What you need to do — Copy out the listing that follows, exactly, without its pictures.

Start Information shown

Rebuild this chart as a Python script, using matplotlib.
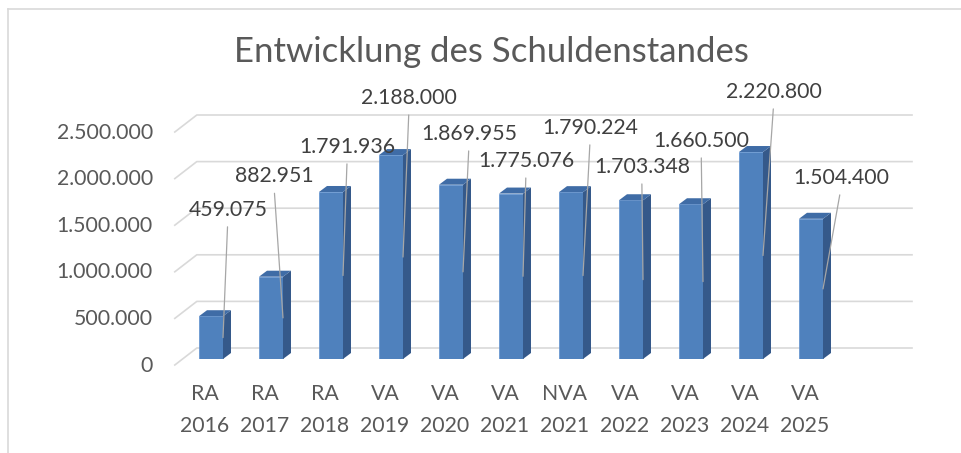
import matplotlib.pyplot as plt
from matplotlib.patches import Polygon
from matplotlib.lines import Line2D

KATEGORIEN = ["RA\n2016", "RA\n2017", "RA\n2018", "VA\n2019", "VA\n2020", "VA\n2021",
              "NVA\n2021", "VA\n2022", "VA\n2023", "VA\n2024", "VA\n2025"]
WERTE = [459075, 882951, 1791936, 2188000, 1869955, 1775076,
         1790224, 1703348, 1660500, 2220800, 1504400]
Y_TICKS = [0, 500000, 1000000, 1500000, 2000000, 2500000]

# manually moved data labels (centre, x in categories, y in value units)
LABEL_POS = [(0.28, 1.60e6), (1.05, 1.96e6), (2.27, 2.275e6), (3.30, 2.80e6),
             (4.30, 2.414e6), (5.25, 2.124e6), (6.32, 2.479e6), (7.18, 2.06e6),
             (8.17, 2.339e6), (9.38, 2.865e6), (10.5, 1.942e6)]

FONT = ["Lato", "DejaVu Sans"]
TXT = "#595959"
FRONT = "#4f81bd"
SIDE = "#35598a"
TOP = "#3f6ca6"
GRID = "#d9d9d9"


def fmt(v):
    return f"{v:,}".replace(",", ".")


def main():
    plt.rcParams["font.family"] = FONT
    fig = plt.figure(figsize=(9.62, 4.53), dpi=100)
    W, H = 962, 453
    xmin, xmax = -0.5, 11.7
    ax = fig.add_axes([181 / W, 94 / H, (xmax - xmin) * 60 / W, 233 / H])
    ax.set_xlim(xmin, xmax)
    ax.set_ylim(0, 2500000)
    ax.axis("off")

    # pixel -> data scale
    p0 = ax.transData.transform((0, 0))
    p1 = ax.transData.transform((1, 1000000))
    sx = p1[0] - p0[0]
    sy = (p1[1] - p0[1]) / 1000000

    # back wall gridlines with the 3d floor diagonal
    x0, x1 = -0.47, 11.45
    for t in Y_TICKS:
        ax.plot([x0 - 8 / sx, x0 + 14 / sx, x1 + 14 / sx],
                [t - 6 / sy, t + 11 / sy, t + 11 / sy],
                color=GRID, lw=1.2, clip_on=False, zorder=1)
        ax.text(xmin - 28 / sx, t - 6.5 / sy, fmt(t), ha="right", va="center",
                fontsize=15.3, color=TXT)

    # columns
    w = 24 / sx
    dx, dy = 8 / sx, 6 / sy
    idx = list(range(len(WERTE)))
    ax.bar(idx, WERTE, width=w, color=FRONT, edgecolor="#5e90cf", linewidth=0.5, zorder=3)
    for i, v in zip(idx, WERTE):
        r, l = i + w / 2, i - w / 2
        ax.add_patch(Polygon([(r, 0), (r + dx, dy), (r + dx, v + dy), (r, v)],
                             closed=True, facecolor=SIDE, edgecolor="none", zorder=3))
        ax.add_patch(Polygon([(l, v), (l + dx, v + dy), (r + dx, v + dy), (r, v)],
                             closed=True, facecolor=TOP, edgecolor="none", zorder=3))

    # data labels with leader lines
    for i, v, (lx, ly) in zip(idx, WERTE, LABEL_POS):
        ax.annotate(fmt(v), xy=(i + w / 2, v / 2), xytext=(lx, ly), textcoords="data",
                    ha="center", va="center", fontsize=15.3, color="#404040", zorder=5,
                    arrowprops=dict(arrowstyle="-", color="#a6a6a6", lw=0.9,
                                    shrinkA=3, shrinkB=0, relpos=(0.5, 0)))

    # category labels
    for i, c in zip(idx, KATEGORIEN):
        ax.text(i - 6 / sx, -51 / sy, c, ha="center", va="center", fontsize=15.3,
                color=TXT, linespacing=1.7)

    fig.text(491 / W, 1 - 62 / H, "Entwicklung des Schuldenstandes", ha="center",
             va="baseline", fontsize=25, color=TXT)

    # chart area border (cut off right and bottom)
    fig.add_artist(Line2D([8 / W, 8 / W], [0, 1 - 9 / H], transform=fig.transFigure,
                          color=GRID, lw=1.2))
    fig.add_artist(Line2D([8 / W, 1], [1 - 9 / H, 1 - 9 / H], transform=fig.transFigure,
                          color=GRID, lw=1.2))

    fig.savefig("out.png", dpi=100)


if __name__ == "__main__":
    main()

End Information shown

Result of the task —
Rebuild this chart as a Python script, using matplotlib.
import matplotlib.pyplot as plt
from matplotlib.patches import Polygon
from matplotlib.lines import Line2D

KATEGORIEN = ["RA\n2016", "RA\n2017", "RA\n2018", "VA\n2019", "VA\n2020", "VA\n2021",
              "NVA\n2021", "VA\n2022", "VA\n2023", "VA\n2024", "VA\n2025"]
WERTE = [459075, 882951, 1791936, 2188000, 1869955, 1775076,
         1790224, 1703348, 1660500, 2220800, 1504400]
Y_TICKS = [0, 500000, 1000000, 1500000, 2000000, 2500000]

# manually moved data labels (centre, x in categories, y in value units)
LABEL_POS = [(0.28, 1.60e6), (1.05, 1.96e6), (2.27, 2.275e6), (3.30, 2.80e6),
             (4.30, 2.414e6), (5.25, 2.124e6), (6.32, 2.479e6), (7.18, 2.06e6),
             (8.17, 2.339e6), (9.38, 2.865e6), (10.5, 1.942e6)]

FONT = ["Lato", "DejaVu Sans"]
TXT = "#595959"
FRONT = "#4f81bd"
SIDE = "#35598a"
TOP = "#3f6ca6"
GRID = "#d9d9d9"


def fmt(v):
    return f"{v:,}".replace(",", ".")


def main():
    plt.rcParams["font.family"] = FONT
    fig = plt.figure(figsize=(9.62, 4.53), dpi=100)
    W, H = 962, 453
    xmin, xmax = -0.5, 11.7
    ax = fig.add_axes([181 / W, 94 / H, (xmax - xmin) * 60 / W, 233 / H])
    ax.set_xlim(xmin, xmax)
    ax.set_ylim(0, 2500000)
    ax.axis("off")

    # pixel -> data scale
    p0 = ax.transData.transform((0, 0))
    p1 = ax.transData.transform((1, 1000000))
    sx = p1[0] - p0[0]
    sy = (p1[1] - p0[1]) / 1000000

    # back wall gridlines with the 3d floor diagonal
    x0, x1 = -0.47, 11.45
    for t in Y_TICKS:
        ax.plot([x0 - 8 / sx, x0 + 14 / sx, x1 + 14 / sx],
                [t - 6 / sy, t + 11 / sy, t + 11 / sy],
                color=GRID, lw=1.2, clip_on=False, zorder=1)
        ax.text(xmin - 28 / sx, t - 6.5 / sy, fmt(t), ha="right", va="center",
                fontsize=15.3, color=TXT)

    # columns
    w = 24 / sx
    dx, dy = 8 / sx, 6 / sy
    idx = list(range(len(WERTE)))
    ax.bar(idx, WERTE, width=w, color=FRONT, edgecolor="#5e90cf", linewidth=0.5, zorder=3)
    for i, v in zip(idx, WERTE):
        r, l = i + w / 2, i - w / 2
        ax.add_patch(Polygon([(r, 0), (r + dx, dy), (r + dx, v + dy), (r, v)],
                             closed=True, facecolor=SIDE, edgecolor="none", zorder=3))
        ax.add_patch(Polygon([(l, v), (l + dx, v + dy), (r + dx, v + dy), (r, v)],
                             closed=True, facecolor=TOP, edgecolor="none", zorder=3))

    # data labels with leader lines
    for i, v, (lx, ly) in zip(idx, WERTE, LABEL_POS):
        ax.annotate(fmt(v), xy=(i + w / 2, v / 2), xytext=(lx, ly), textcoords="data",
                    ha="center", va="center", fontsize=15.3, color="#404040", zorder=5,
                    arrowprops=dict(arrowstyle="-", color="#a6a6a6", lw=0.9,
                                    shrinkA=3, shrinkB=0, relpos=(0.5, 0)))

    # category labels
    for i, c in zip(idx, KATEGORIEN):
        ax.text(i - 6 / sx, -51 / sy, c, ha="center", va="center", fontsize=15.3,
                color=TXT, linespacing=1.7)

    fig.text(491 / W, 1 - 62 / H, "Entwicklung des Schuldenstandes", ha="center",
             va="baseline", fontsize=25, color=TXT)

    # chart area border (cut off right and bottom)
    fig.add_artist(Line2D([8 / W, 8 / W], [0, 1 - 9 / H], transform=fig.transFigure,
                          color=GRID, lw=1.2))
    fig.add_artist(Line2D([8 / W, 1], [1 - 9 / H, 1 - 9 / H], transform=fig.transFigure,
                          color=GRID, lw=1.2))

    fig.savefig("out.png", dpi=100)


if __name__ == "__main__":
    main()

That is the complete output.